Inside Notre Dame de Paris, before the fire

Last weekend I went out walking with my dogs and found myself having an attack of Frankish resentment at an impolite encounter. The hunters were out (la chasse), in which some people stand by a road with shotguns while facing the woods, while others take their dogs, circle around to the other side of the woods, and attempt to chase out something for the folks by the road to shoot. The bush beaters have shotguns, too, so maybe the folks by the road are just backup. Anyway, as I’ve written a few times, in France, it is obligatoire to say bonjour to anyone you meet well enough to lock eyes with. Not saying bonjour is the height of bad manners. You might get away with no s’il vous plaît, no merci, or even no au revoir, but bonjour is not negotiable. One says that, or apologizes if one starts a conversation without doing so.

Anyway, on Sunday the mutts and I passed by a number of people standing along the road holding shotguns. I’m cool with guns, and none of these people looked like they were obsessed with their guns, which are, of course, a tool to use of you happen to want to kill your prey animals yourself. I’ve eaten some of the wild boar from around here, and it is probably worth shooting. It’s very good. Most of the people and I exchanged bonjours, although one man we so intent on the tree line that I don’t think he even knew we were passing. But there was one small group, a man and a woman, who I looked at, nodded at, and said bounour to each of, who just stared at me as I walked past. Now, I’ll admit, maybe they were strangers to France. Maybe from someplace like Denmark where, I’m told, saying hello before getting down to business is considered impolite. I admit, maybe they had their reasons, but, you know, I found their failure to say hello made me angry. I mean, how dare they? One always says hello, boor!

I wasn’t that angry.
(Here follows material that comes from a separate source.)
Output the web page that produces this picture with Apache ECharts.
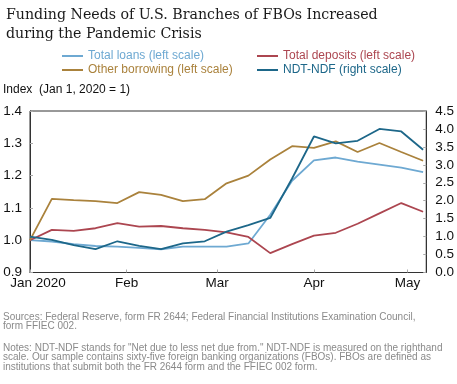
<!DOCTYPE html>
<html>
<head>
<meta charset="utf-8">
<script src="https://cdn.jsdelivr.net/npm/echarts@6/dist/echarts.min.js"></script>
<style>
html,body{margin:0;padding:0;background:#fff;}
#chart{width:457px;height:384px;}
</style>
</head>
<body>
<div id="chart"></div>
<script>
// ---- data ----
const dates = ['2020-01-01','2020-01-08','2020-01-15','2020-01-22','2020-01-29','2020-02-05','2020-02-12','2020-02-19','2020-02-26','2020-03-04','2020-03-11','2020-03-18','2020-03-25','2020-04-01','2020-04-08','2020-04-15','2020-04-22','2020-04-29','2020-05-06'];
const totalLoans = [1.000, 0.996, 0.988, 0.982, 0.980, 0.976, 0.972, 0.980, 0.980, 0.980, 0.990, 1.079, 1.184, 1.247, 1.256, 1.243, 1.234, 1.225, 1.211];
const totalDeposits = [1.000, 1.032, 1.029, 1.037, 1.053, 1.042, 1.044, 1.037, 1.032, 1.024, 1.010, 0.960, 0.988, 1.014, 1.023, 1.051, 1.083, 1.115, 1.088];
const otherBorrowing = [1.000, 1.128, 1.124, 1.121, 1.115, 1.149, 1.140, 1.121, 1.127, 1.176, 1.200, 1.250, 1.291, 1.286, 1.306, 1.273, 1.301, 1.273, 1.246];
const ndtNdf = [1.00, 0.91, 0.76, 0.65, 0.87, 0.74, 0.65, 0.81, 0.87, 1.14, 1.32, 1.52, 2.62, 3.79, 3.60, 3.67, 4.00, 3.93, 3.42];
const monthTicks = ['2020-01-01','2020-02-01','2020-03-01','2020-04-01','2020-05-01'];
const monthLabels = ['Jan 2020','Feb','Mar','Apr','May'];
const axisStart = '2020-01-01';
const axisEnd = '2020-05-07';
const seriesNames = ['Total loans (left scale)','Total deposits (left scale)','Other borrowing (left scale)','NDT-NDF (right scale)'];
const colors = ['#6ea9d2','#ac4650','#aa823c','#1d6789'];

const DAY = 86400000;
const dayOf = d => Math.round((Date.parse(d + 'T00:00:00Z') - Date.parse(axisStart + 'T00:00:00Z')) / DAY);
const tickDays = monthTicks.map(dayOf);
const pairs = arr => dates.map((d,i) => [dayOf(d), arr[i]]);

const chart = echarts.init(document.getElementById('chart'), null, {renderer:'canvas'});
const sans = 'Liberation Sans, Arial, sans-serif';
const footColor = '#8a8a8a';

function legendItem(i){
  return {name: seriesNames[i], textStyle:{color: colors[i]}};
}

chart.setOption({
  animation: false,
  backgroundColor: '#fff',
  title: {
    text: 'Funding Needs of U.S. Branches of FBOs Increased\nduring the Pandemic Crisis',
    left: 1, top: 1,
    textStyle: {fontFamily: 'DejaVu Serif', fontWeight: 'normal', fontSize: 14.2, lineHeight: 19, color: '#1a1a1a'}
  },
  legend: [
    {
      orient: 'vertical', left: 62, top: 50, itemGap: 2, padding: 0,
      icon: 'rect', itemWidth: 21, itemHeight: 2,
      textStyle: {fontFamily: sans, fontSize: 12},
      data: [legendItem(0), legendItem(2)]
    },
    {
      orient: 'vertical', left: 257, top: 50, itemGap: 2, padding: 0,
      icon: 'rect', itemWidth: 21, itemHeight: 2,
      textStyle: {fontFamily: sans, fontSize: 12},
      data: [legendItem(1), legendItem(3)]
    }
  ],
  grid: {left: 30, right: 26, top: 111, bottom: 111.5, show: true, borderColor: '#333', borderWidth: 1},
  xAxis: {
    type: 'value',
    min: 0, max: dayOf(axisEnd),
    axisLine: {show: true, lineStyle: {color: '#333'}},
    splitLine: {show: false},
    axisTick: {show: true, inside: true, length: 3, lineStyle: {color: '#aaa'}, customValues: tickDays},
    axisLabel: {
      customValues: tickDays,
      color: '#111', fontFamily: sans, fontSize: 13.5, margin: 4,
      formatter: function(v){
        const i = tickDays.indexOf(Math.round(v));
        if (i < 0) return '';
        return i === 0 ? '{first|' + monthLabels[i] + '}' : monthLabels[i];
      },
      rich: {first: {color: '#111', fontFamily: sans, fontSize: 13.5, padding: [0,0,0,16]}}
    }
  },
  yAxis: [
    {
      type: 'value', min: 0.9, max: 1.4, interval: 0.1,
      axisLine: {show: true, lineStyle: {color: '#333'}},
      axisTick: {show: true, inside: true, length: 3, lineStyle: {color: '#aaa'}},
      splitLine: {show: false},
      axisLabel: {color: '#111', fontFamily: sans, fontSize: 13.5, margin: 8, formatter: v => v.toFixed(1)}
    },
    {
      type: 'value', min: 0, max: 4.5, interval: 0.5,
      axisLine: {show: true, lineStyle: {color: '#333'}},
      axisTick: {show: true, inside: true, length: 3, lineStyle: {color: '#aaa'}},
      splitLine: {show: false},
      axisLabel: {color: '#111', fontFamily: sans, fontSize: 13.5, margin: 9, formatter: v => v.toFixed(1)}
    }
  ],
  graphic: [
    {type:'text', left: 3, top: 84, style:{text:'Index  (Jan 1, 2020 = 1)', font:'12px Liberation Sans, Arial, sans-serif', fill:'#111'}},
    {type:'text', left: 3, top: 312, style:{text:'Sources: Federal Reserve, form FR 2644; Federal Financial Institutions Examination Council,\nform FFIEC 002.', font:'10px Liberation Sans, Arial, sans-serif', fill: footColor, lineHeight: 9.7}},
    {type:'text', left: 3, top: 343, style:{text:'Notes: NDT-NDF stands for "Net due to less net due from." NDT-NDF is measured on the righthand\nscale. Our sample contains sixty-five foreign banking organizations (FBOs). FBOs are defined as\ninstitutions that submit both the FR 2644 form and the FFIEC 002 form.', font:'10px Liberation Sans, Arial, sans-serif', fill: footColor, lineHeight: 9.7}}
  ],
  series: [
    {name: seriesNames[0], type:'line', yAxisIndex:0, data: pairs(totalLoans), showSymbol:false, lineStyle:{width:1.8, color: colors[0]}, itemStyle:{color: colors[0]}, z: 2},
    {name: seriesNames[1], type:'line', yAxisIndex:0, data: pairs(totalDeposits), showSymbol:false, lineStyle:{width:1.8, color: colors[1]}, itemStyle:{color: colors[1]}, z: 2},
    {name: seriesNames[2], type:'line', yAxisIndex:0, data: pairs(otherBorrowing), showSymbol:false, lineStyle:{width:1.8, color: colors[2]}, itemStyle:{color: colors[2]}, z: 2},
    {name: seriesNames[3], type:'line', yAxisIndex:1, data: pairs(ndtNdf), showSymbol:false, lineStyle:{width:1.8, color: colors[3]}, itemStyle:{color: colors[3]}, z: 3}
  ]
});
</script>
</body>
</html>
I didn’t say anything to them about it (they should know better anyway, right?) But I was surprised to find out that they sort of pissed me off by not responding. I’ve lived here a total of just about a year, counting three months in 2022, and apparently that’s enough to start soaking up local cultural norms. Who knows what’s next? You never know, I might start eating pizza and beer and cheeseburgers like I see a lot of French people doing. And there’s just no telling where that might lead! Or, seriously, it is interesting that I would react that way. You don’t formally greet everybody you happen to meet the eyes of in the US, do you? I didn’t, although I did always at least nod and maybe make some sort of sound.

I guess I’m just moving along the continuum toward being a judgmental twit, huh? Well, life’s a journey!